Despite my efforts, I wondered if I was getting sick again as I hauled my suitcase up the stone steps to the hostel entrance. After just one flight of stairs, I was wheezing like a fifty-year chain-smoker. It felt like a gorilla was sitting on my chest. Then I remembered; I was in Cusco, 3000 metres above sea-level. There was no oxygen up here. That was why I arrived four days before my tour departure. The guidebooks recommended at least three to acclimate to the altitude.
The portly Peruvian matron in reception took one look at me and shoved a styrofoam cup of coca tea into my hand. No stranger to the naturopathic remedies of the Andies, I accepted only too gratefully.
There are a lot of misconceptions about the use of coca leaves in South America. Steeped in tea or chewed straight, they contain less than 1% active ingredient, and they're unprocessed, lowering the concentration far below that of cocaine. The only kind of "buzz" you're likely get from them is a slight numbing of the gums and migraine relief. Sacred to the Andes, coca leaves are used to ease indigestion, suppress hunger and relieve pain and fatigue. In Peru, they are a ubiquitous and effective treatment for altitude sickness. If you still have reservations, it's noteworthy to mention that coca leaf extract has been used in Coca Cola products since 1885.
Internal clock effectively traumatized, I was simultaneously hungry for breakfast and desperate for a good night's sleep when I arrived in my room. It was one in the afternoon, Peruvian time. The last thing I ate was a snack box of soda crackers and wafer cookies at 10AM on the plane, but my burning eyes won out over my complaining stomach. My plan was to take a two-to-three-hour power-nap, then go find something to eat and spend the rest of the evening taking care of business (answering e-mails, catching up my blog, locating a laundry service, etc.). When I woke up, it was dark out. Oops.

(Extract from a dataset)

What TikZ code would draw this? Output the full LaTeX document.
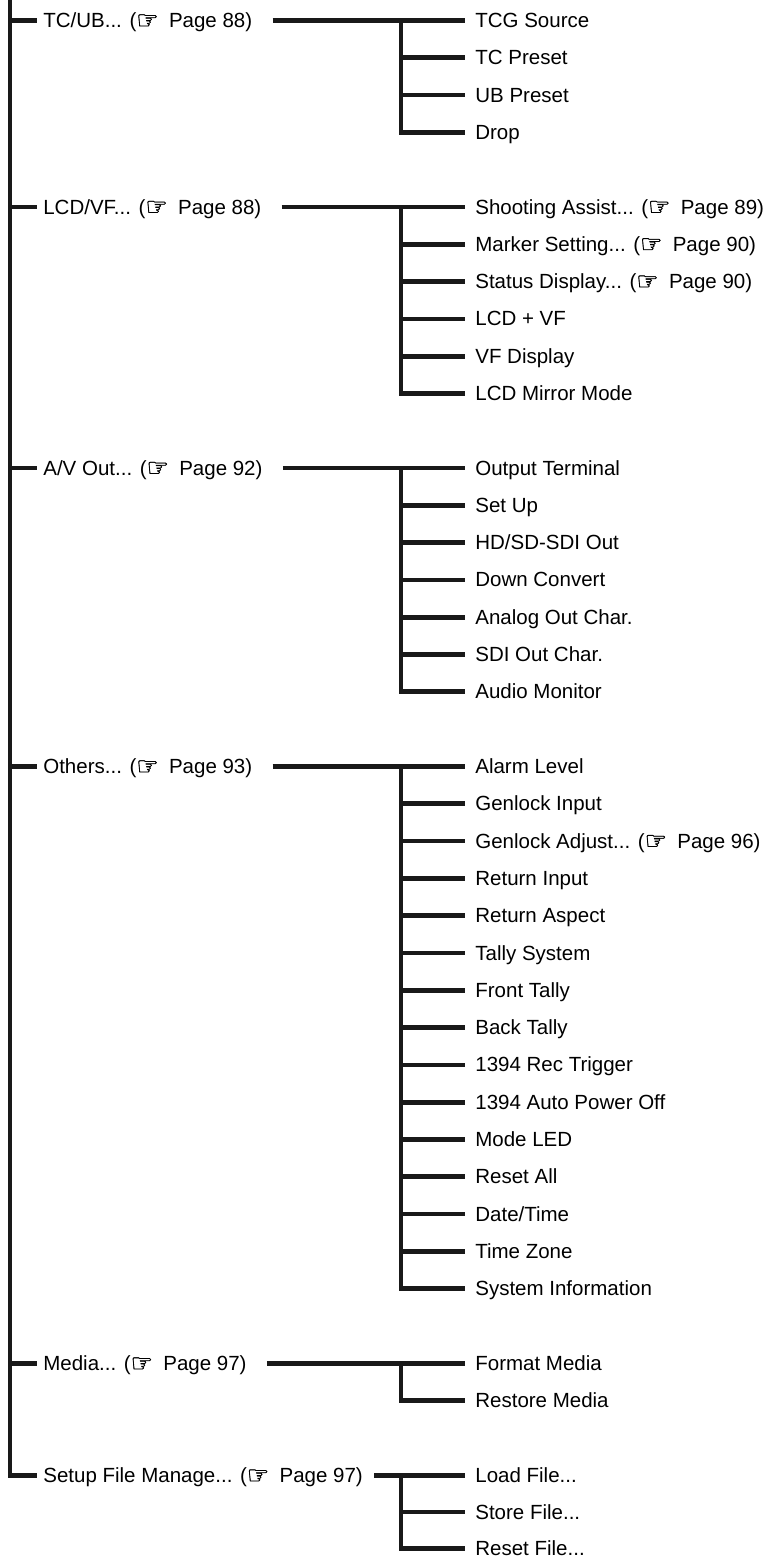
\documentclass[tikz,border=0pt]{standalone}
\usepackage{fontspec}
\setmainfont{Liberation Sans}
\newfontfamily\handfont[FakeBold=1.4]{DejaVu Sans}
\newcommand{\hand}{{\handfont\fontsize{25}{25}\selectfont\raisebox{-1.2pt}{☞}}}
\newcommand{\pg}[1]{(\hand\hspace{0.5em}Page #1)}
\begin{document}
\begin{tikzpicture}[x=1pt,y=-1pt,line width=4.7pt,
  lbl/.style={anchor=base west,inner sep=0pt,font=\fontsize{20.5}{24}\selectfont},
  conn/.style={draw=black!90,line join=miter,line cap=butt}]
\useasboundingbox (0,0) rectangle (769,1559);
\coordinate (trunk) at (10,0);

% group 1
\coordinate (kA) at (37,20.5); \coordinate (jA) at (401,20.5);
\node[lbl] (gA) at (41,27.5) {TC/UB... \pg{88}};
\coordinate (eA0) at (465,20.5);   \node[lbl] (sA0) at (473,27.5) {TCG Source};
\coordinate (eA1) at (465,57.8);   \node[lbl] (sA1) at (473,64.8) {TC Preset};
\coordinate (eA2) at (465,95.1);   \node[lbl] (sA2) at (473,102.1) {UB Preset};
\coordinate (eA3) at (465,132.4);  \node[lbl] (sA3) at (473,139.4) {Drop};

% group 2
\coordinate (kB) at (37,207); \coordinate (jB) at (401,207);
\node[lbl] (gB) at (41,214) {LCD/VF... \pg{88}};
\coordinate (eB0) at (465,207);    \node[lbl] (sB0) at (473,214) {Shooting Assist... \pg{89}};
\coordinate (eB1) at (465,244.3);  \node[lbl] (sB1) at (473,251.3) {Marker Setting... \pg{90}};
\coordinate (eB2) at (465,281.6);  \node[lbl] (sB2) at (473,288.6) {Status Display... \pg{90}};
\coordinate (eB3) at (465,318.9);  \node[lbl] (sB3) at (473,325.9) {LCD + VF};
\coordinate (eB4) at (465,356.2);  \node[lbl] (sB4) at (473,363.2) {VF Display};
\coordinate (eB5) at (465,393.5);  \node[lbl] (sB5) at (473,400.5) {LCD Mirror Mode};

% group 3
\coordinate (kC) at (37,468); \coordinate (jC) at (401,468);
\node[lbl] (gC) at (41,475) {A/V Out... \pg{92}};
\coordinate (eC0) at (465,468);    \node[lbl] (sC0) at (473,475) {Output Terminal};
\coordinate (eC1) at (465,505.3);  \node[lbl] (sC1) at (473,512.3) {Set Up};
\coordinate (eC2) at (465,542.6);  \node[lbl] (sC2) at (473,549.6) {HD/SD-SDI Out};
\coordinate (eC3) at (465,579.9);  \node[lbl] (sC3) at (473,586.9) {Down Convert};
\coordinate (eC4) at (465,617.2);  \node[lbl] (sC4) at (473,624.2) {Analog Out Char.};
\coordinate (eC5) at (465,654.5);  \node[lbl] (sC5) at (473,661.5) {SDI Out Char.};
\coordinate (eC6) at (465,691.8);  \node[lbl] (sC6) at (473,698.8) {Audio Monitor};

% group 4
\coordinate (kD) at (37,766.5); \coordinate (jD) at (401,766.5);
\node[lbl] (gD) at (41,773.5) {Others... \pg{93}};
\coordinate (eD0) at (465,766.5);   \node[lbl] (sD0) at (473,773.5) {Alarm Level};
\coordinate (eD1) at (465,803.8);   \node[lbl] (sD1) at (473,810.8) {Genlock Input};
\coordinate (eD2) at (465,841.1);   \node[lbl] (sD2) at (473,848.1) {Genlock Adjust... \pg{96}};
\coordinate (eD3) at (465,878.4);   \node[lbl] (sD3) at (473,885.4) {Return Input};
\coordinate (eD4) at (465,915.7);   \node[lbl] (sD4) at (473,922.7) {Return Aspect};
\coordinate (eD5) at (465,953);     \node[lbl] (sD5) at (473,960) {Tally System};
\coordinate (eD6) at (465,990.3);   \node[lbl] (sD6) at (473,997.3) {Front Tally};
\coordinate (eD7) at (465,1027.6);  \node[lbl] (sD7) at (473,1034.6) {Back Tally};
\coordinate (eD8) at (465,1064.9);  \node[lbl] (sD8) at (473,1071.9) {1394 Rec Trigger};
\coordinate (eD9) at (465,1102.2);  \node[lbl] (sD9) at (473,1109.2) {1394 Auto Power Off};
\coordinate (eDa) at (465,1139.5);  \node[lbl] (sDa) at (473,1146.5) {Mode LED};
\coordinate (eDb) at (465,1176.8);  \node[lbl] (sDb) at (473,1183.8) {Reset All};
\coordinate (eDc) at (465,1214.1);  \node[lbl] (sDc) at (473,1221.1) {Date/Time};
\coordinate (eDd) at (465,1251.4);  \node[lbl] (sDd) at (473,1258.4) {Time Zone};
\coordinate (eDe) at (465,1288.7);  \node[lbl] (sDe) at (473,1295.7) {System Information};

% group 5
\coordinate (kE) at (37,1363.5); \coordinate (jE) at (401,1363.5);
\node[lbl] (gE) at (41,1370.5) {Media... \pg{97}};
\coordinate (eE0) at (465,1363.5);  \node[lbl] (sE0) at (473,1370.5) {Format Media};
\coordinate (eE1) at (465,1400.5);  \node[lbl] (sE1) at (473,1407.5) {Restore Media};

% group 6
\coordinate (kF) at (37,1475.5); \coordinate (jF) at (401,1475.5);
\node[lbl] (gF) at (41,1482.5) {Setup File Manage... \pg{97}};
\coordinate (eF0) at (465,1475.5);  \node[lbl] (sF0) at (473,1482.5) {Load File...};
\coordinate (eF1) at (465,1512);    \node[lbl] (sF1) at (473,1519) {Store File...};
\coordinate (eF2) at (465,1548.5);  \node[lbl] (sF2) at (473,1555.3) {Reset File...};

% trunk
\draw[conn] (trunk) |- (kF);
\foreach \g in {A,B,C,D,E} {\draw[conn] (trunk |- k\g) -- (k\g);}

% group connectors
\draw[conn] (gA.east |- jA) ++(18,0) -- (eA0);
\draw[conn] (gB.east |- jB) ++(18,0) -- (eB0);
\draw[conn] (gC.east |- jC) ++(18,0) -- (eC0);
\draw[conn] (gD.east |- jD) ++(18,0) -- (eD0);
\draw[conn] (gE.east |- jE) ++(18,0) -- (eE0);
\draw[conn] (gF.east |- jF) ++(9,0) -- (eF0);

% sub-branches
\draw[conn] (jA) |- (eA3);
\foreach \i in {1,2} {\draw[conn] (jA |- eA\i) -- (eA\i);}
\draw[conn] (jB) |- (eB5);
\foreach \i in {1,...,4} {\draw[conn] (jB |- eB\i) -- (eB\i);}
\draw[conn] (jC) |- (eC6);
\foreach \i in {1,...,5} {\draw[conn] (jC |- eC\i) -- (eC\i);}
\draw[conn] (jD) |- (eDe);
\foreach \i in {1,2,3,4,5,6,7,8,9,a,b,c,d} {\draw[conn] (jD |- eD\i) -- (eD\i);}
\draw[conn] (jE) |- (eE1);
\draw[conn] (jF) |- (eF2);
\draw[conn] (jF |- eF1) -- (eF1);
\end{tikzpicture}
\end{document}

10:30PM. My stomach was cramping, but there was no way I was going to explore the streets of Cusco for the first time alone at night. I remembered that the hostel started serving breakfast at five-thirty, to accommodate travellers getting an early start to Machu Picchu. I slept a few more hours and was again wide awake at four. I didn't feel hungry anymore, but I had enough experience in this area to know that wasn't necessarily a good sign. It meant my body had given up waiting for food and had begun feeding itself on my fat reserves. I felt dizzy as I dragged myself weakly out of bed. Head pounding, I took a shower and unpacked clean clothes with shaky hands.
I was the first one in the dining room when it opened. The only way I managed not to look too desperate or carnal was by trying not to think about the fact that I hadn't eaten in almost a day. I asked for huevos revueltos e cafe con leche. "Sugar?" The same matron who greeted me yesterday inquired. I aways found it mildly offensive when I spoke to someone in Spanish and they responded in English. Was I that obvious?

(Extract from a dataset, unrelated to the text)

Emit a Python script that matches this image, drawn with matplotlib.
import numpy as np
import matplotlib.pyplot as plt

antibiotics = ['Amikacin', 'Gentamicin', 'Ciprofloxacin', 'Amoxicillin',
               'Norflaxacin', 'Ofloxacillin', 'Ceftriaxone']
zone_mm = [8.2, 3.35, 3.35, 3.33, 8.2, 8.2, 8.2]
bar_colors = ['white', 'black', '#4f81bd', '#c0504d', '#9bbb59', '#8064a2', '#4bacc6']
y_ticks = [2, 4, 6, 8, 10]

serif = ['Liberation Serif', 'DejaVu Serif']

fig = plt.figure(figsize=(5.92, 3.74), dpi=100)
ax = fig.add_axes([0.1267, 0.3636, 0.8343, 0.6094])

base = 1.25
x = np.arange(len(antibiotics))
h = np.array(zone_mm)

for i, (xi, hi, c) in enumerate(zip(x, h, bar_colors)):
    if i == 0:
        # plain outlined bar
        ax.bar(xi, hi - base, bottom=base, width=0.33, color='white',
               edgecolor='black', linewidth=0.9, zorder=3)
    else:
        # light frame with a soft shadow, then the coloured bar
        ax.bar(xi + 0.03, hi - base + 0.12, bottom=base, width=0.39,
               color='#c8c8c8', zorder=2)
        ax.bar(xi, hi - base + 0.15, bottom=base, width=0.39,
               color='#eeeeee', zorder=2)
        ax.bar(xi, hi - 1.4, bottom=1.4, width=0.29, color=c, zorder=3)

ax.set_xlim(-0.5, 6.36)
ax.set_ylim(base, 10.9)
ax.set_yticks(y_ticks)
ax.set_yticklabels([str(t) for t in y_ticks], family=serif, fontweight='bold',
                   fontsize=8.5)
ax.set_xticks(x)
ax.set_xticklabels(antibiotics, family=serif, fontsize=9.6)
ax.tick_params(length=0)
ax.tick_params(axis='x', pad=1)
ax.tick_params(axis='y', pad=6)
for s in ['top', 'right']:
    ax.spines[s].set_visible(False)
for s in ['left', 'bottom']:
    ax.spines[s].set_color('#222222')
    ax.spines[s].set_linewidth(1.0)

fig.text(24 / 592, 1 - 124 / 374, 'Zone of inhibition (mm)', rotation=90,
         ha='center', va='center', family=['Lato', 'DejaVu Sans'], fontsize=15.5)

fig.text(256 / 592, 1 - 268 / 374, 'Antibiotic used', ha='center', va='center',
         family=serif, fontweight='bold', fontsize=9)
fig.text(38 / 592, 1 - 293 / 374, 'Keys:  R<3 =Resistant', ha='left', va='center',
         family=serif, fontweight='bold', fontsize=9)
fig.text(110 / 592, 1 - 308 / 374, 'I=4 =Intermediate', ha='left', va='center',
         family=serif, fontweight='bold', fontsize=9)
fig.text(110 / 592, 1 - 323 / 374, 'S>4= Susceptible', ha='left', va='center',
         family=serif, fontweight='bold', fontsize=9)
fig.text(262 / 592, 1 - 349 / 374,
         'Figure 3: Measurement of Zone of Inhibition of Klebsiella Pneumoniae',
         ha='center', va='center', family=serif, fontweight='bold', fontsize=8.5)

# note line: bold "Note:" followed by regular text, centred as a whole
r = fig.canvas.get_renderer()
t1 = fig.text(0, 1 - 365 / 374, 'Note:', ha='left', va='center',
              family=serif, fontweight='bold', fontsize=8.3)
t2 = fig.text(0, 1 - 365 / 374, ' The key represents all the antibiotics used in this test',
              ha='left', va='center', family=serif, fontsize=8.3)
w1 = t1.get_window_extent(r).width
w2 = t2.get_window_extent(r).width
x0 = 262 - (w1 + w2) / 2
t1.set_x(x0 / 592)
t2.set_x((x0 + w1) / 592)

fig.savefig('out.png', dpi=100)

Runny scrambled eggs had never tasted so good in my life. I slowed down only when the hostess appeared to bring a fresh bread basket or a glass of freshly-squeezed orange juice, not wanting to look like a pig.The fruit salad was my favourite, piled in a dainty bowl with thin yogurt and homemade muesli. I'd forgotten how good the melon and pineapple were here, the bananas that tasted the way a banana should.